• [WHAT THE EXERCISE ASKS]
Look through the data below and output, unchanged, every line from the one holding "Reproduce this chart with matplotlib." through the one holding "ax.bar(x, taxas, width=0.31, color=cores, zorder=3)", inclusive. Skip the pictures.

• [TASK MATERIAL]
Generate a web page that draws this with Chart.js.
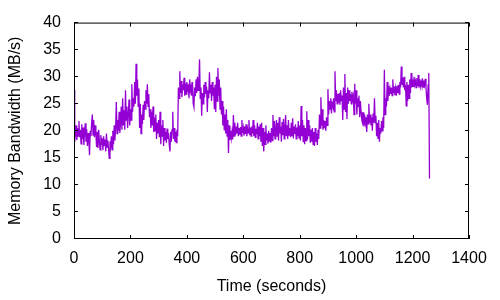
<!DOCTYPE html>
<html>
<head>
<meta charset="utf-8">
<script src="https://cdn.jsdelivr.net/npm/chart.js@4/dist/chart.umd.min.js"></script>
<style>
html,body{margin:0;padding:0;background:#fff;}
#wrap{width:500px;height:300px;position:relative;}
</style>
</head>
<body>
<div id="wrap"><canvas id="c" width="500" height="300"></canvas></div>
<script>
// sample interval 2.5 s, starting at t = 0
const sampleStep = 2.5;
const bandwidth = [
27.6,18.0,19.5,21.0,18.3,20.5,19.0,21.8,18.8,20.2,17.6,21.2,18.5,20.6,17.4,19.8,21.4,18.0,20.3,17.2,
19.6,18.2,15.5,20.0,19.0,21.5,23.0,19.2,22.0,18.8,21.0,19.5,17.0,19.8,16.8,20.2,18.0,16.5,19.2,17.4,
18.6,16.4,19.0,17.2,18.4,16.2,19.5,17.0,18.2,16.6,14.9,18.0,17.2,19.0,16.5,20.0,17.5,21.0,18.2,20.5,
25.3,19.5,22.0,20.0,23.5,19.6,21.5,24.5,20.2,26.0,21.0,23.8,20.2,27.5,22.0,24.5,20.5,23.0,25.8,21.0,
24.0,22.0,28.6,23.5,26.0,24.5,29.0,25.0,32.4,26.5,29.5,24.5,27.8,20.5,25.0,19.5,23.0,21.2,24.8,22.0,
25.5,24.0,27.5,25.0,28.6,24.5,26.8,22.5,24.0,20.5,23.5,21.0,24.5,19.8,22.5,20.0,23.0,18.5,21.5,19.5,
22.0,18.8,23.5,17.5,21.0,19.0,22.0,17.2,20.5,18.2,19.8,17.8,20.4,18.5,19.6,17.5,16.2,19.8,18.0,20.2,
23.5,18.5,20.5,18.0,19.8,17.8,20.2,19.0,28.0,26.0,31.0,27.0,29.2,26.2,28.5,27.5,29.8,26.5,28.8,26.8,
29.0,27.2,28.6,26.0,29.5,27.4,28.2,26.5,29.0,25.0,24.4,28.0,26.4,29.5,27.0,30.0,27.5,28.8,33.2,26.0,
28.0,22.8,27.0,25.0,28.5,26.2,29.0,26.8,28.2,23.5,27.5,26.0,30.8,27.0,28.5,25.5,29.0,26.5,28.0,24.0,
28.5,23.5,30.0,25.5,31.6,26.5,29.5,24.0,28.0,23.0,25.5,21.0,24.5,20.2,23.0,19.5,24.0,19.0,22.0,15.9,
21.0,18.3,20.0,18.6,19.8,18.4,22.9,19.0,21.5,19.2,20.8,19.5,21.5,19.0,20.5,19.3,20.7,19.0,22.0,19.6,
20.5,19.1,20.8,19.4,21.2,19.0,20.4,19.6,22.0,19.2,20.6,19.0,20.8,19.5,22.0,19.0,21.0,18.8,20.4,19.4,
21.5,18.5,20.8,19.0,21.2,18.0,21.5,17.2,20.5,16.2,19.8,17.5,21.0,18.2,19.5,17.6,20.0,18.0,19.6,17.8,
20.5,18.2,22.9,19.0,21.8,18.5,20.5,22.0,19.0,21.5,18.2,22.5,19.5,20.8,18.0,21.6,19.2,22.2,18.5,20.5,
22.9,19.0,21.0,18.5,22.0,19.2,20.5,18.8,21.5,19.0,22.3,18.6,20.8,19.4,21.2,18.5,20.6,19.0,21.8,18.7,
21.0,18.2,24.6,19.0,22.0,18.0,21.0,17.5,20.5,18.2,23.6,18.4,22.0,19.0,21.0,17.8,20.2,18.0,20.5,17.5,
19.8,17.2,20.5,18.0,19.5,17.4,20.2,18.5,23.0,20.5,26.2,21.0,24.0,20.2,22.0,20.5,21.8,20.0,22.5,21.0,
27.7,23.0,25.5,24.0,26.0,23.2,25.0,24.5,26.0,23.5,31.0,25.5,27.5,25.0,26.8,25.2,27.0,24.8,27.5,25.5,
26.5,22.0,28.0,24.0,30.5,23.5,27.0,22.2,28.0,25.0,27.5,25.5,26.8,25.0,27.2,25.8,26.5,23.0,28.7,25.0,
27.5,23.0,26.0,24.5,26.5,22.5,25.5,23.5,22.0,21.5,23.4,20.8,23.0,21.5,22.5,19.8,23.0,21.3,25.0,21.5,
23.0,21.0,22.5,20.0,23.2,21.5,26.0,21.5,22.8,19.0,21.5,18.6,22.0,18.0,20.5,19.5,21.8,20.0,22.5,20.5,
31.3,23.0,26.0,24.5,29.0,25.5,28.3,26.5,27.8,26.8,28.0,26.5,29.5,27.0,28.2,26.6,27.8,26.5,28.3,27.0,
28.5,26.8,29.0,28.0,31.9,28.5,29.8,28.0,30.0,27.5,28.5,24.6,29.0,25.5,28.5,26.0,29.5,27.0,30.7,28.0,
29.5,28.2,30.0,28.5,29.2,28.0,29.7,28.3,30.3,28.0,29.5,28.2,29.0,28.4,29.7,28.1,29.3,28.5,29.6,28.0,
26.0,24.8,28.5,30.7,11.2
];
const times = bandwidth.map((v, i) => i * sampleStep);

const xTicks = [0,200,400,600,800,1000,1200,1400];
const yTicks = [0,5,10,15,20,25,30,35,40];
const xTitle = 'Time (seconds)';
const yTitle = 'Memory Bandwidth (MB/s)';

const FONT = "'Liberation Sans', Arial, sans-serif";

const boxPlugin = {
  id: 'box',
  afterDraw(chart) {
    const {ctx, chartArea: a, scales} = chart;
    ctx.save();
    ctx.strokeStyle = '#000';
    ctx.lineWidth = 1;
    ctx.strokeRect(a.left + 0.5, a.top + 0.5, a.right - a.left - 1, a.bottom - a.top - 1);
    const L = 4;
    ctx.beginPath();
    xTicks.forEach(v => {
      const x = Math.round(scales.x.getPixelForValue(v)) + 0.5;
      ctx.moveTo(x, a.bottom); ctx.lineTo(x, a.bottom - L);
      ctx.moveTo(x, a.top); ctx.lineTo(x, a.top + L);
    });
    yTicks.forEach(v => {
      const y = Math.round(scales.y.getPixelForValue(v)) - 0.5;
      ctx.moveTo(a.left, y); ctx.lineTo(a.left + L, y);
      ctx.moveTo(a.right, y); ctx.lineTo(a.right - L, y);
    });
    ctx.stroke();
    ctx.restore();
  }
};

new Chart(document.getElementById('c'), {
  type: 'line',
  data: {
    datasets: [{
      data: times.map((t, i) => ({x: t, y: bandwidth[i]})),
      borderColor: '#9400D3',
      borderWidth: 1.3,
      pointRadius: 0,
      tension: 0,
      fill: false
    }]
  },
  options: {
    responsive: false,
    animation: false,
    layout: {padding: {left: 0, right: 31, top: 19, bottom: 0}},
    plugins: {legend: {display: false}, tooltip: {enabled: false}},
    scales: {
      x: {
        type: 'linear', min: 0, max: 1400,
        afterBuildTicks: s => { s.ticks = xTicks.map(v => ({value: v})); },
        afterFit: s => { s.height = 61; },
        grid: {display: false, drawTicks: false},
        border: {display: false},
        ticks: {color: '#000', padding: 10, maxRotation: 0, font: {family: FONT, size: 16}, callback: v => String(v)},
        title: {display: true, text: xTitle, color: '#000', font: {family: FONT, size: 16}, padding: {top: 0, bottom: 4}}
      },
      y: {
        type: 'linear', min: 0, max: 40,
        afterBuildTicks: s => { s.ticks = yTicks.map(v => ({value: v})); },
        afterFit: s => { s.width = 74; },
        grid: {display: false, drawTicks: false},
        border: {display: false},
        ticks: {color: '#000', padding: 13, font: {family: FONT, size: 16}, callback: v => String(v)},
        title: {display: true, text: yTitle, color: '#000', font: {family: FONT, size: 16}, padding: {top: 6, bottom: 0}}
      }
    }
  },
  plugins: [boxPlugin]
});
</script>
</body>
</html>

==

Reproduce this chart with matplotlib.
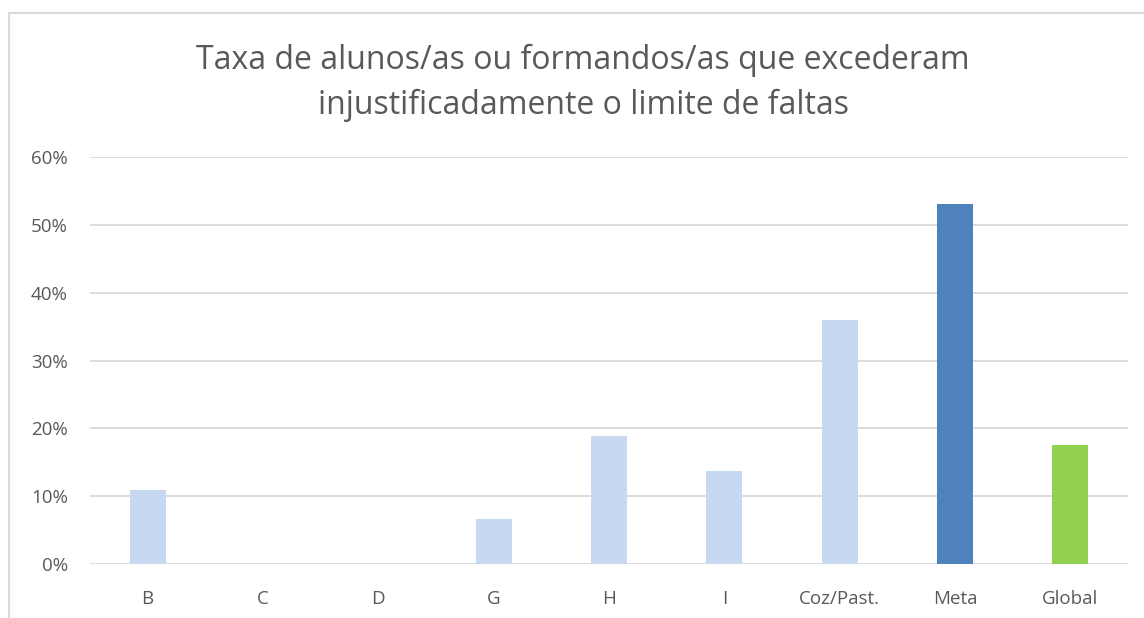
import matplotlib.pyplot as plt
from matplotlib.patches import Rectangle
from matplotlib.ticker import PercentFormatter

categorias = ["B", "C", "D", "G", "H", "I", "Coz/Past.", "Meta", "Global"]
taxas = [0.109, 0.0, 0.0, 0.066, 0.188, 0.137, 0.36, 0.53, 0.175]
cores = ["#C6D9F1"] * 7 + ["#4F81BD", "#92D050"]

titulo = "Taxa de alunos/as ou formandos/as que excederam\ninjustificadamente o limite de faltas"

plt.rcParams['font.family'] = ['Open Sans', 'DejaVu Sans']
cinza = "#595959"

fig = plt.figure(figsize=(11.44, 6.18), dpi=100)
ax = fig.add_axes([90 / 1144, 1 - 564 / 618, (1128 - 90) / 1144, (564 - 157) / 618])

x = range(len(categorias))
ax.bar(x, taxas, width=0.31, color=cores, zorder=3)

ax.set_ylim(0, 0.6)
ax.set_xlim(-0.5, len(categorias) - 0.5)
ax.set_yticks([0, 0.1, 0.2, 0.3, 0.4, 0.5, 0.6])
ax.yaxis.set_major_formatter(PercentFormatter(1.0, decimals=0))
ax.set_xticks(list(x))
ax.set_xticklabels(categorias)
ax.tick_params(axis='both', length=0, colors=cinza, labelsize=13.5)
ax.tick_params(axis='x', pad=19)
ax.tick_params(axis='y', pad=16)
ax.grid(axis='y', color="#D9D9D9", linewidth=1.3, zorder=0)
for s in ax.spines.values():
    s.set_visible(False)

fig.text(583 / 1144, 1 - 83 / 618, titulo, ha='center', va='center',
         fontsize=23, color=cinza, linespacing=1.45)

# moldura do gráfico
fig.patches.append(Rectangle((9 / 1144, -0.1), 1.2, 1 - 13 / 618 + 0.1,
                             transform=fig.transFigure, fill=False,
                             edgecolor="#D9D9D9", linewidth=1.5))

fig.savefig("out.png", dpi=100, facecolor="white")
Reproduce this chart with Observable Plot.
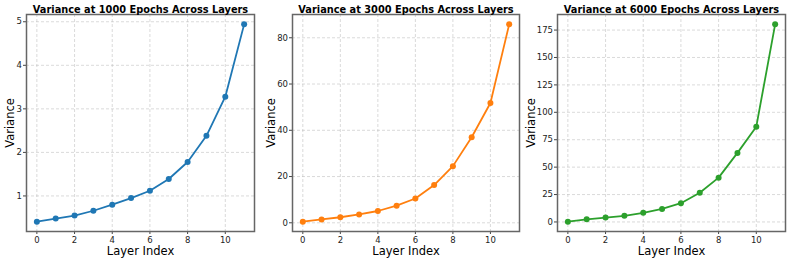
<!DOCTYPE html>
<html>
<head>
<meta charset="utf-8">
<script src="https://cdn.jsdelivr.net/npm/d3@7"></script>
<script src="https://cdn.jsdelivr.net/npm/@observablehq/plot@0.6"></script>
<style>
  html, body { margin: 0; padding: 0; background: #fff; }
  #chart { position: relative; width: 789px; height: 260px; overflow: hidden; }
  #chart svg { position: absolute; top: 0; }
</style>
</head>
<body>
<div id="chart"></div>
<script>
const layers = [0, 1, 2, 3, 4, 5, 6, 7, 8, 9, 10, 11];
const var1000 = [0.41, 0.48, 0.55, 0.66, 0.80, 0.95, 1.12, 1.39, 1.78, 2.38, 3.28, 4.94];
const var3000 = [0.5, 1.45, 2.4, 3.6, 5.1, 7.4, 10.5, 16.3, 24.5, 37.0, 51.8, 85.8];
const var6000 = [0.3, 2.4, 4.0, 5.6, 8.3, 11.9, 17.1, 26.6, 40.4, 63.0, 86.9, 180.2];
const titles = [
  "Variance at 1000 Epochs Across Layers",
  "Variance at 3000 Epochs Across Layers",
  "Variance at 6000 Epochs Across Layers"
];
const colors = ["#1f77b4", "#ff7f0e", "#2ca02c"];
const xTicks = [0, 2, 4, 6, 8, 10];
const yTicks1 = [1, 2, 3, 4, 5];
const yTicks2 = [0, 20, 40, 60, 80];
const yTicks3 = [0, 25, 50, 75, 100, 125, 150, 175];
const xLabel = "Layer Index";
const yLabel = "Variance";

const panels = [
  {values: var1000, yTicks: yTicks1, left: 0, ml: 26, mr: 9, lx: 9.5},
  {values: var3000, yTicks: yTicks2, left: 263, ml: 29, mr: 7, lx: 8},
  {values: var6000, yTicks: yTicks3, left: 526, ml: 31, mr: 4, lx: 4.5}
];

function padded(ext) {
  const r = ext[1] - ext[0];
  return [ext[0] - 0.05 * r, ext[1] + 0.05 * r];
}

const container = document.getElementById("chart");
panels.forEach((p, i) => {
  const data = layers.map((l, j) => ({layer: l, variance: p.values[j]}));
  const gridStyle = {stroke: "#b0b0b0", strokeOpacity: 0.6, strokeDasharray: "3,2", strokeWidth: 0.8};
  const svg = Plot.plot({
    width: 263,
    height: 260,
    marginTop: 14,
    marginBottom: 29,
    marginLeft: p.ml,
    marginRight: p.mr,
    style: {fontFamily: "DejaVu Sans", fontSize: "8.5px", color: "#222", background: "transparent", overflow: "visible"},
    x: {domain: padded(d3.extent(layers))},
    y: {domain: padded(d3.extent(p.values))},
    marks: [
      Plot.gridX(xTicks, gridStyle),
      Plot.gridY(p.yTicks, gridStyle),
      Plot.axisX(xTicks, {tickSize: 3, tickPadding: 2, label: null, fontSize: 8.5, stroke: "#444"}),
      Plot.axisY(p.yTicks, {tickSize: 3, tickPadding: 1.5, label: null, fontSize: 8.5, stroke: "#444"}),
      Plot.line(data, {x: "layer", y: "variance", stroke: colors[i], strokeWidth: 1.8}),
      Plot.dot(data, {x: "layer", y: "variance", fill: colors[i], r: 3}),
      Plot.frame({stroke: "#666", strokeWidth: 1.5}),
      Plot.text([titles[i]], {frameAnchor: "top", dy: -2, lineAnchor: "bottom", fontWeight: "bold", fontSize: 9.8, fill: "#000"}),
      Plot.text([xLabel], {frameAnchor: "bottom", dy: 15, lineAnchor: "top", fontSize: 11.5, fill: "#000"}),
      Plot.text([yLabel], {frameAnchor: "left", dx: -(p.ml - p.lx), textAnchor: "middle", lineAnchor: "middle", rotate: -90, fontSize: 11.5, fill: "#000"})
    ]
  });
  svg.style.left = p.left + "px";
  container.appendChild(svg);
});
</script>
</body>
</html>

• [EXERCISE RESULT]
Reproduce this chart with matplotlib.
import matplotlib.pyplot as plt
from matplotlib.patches import Rectangle
from matplotlib.ticker import PercentFormatter

categorias = ["B", "C", "D", "G", "H", "I", "Coz/Past.", "Meta", "Global"]
taxas = [0.109, 0.0, 0.0, 0.066, 0.188, 0.137, 0.36, 0.53, 0.175]
cores = ["#C6D9F1"] * 7 + ["#4F81BD", "#92D050"]

titulo = "Taxa de alunos/as ou formandos/as que excederam\ninjustificadamente o limite de faltas"

plt.rcParams['font.family'] = ['Open Sans', 'DejaVu Sans']
cinza = "#595959"

fig = plt.figure(figsize=(11.44, 6.18), dpi=100)
ax = fig.add_axes([90 / 1144, 1 - 564 / 618, (1128 - 90) / 1144, (564 - 157) / 618])

x = range(len(categorias))
ax.bar(x, taxas, width=0.31, color=cores, zorder=3)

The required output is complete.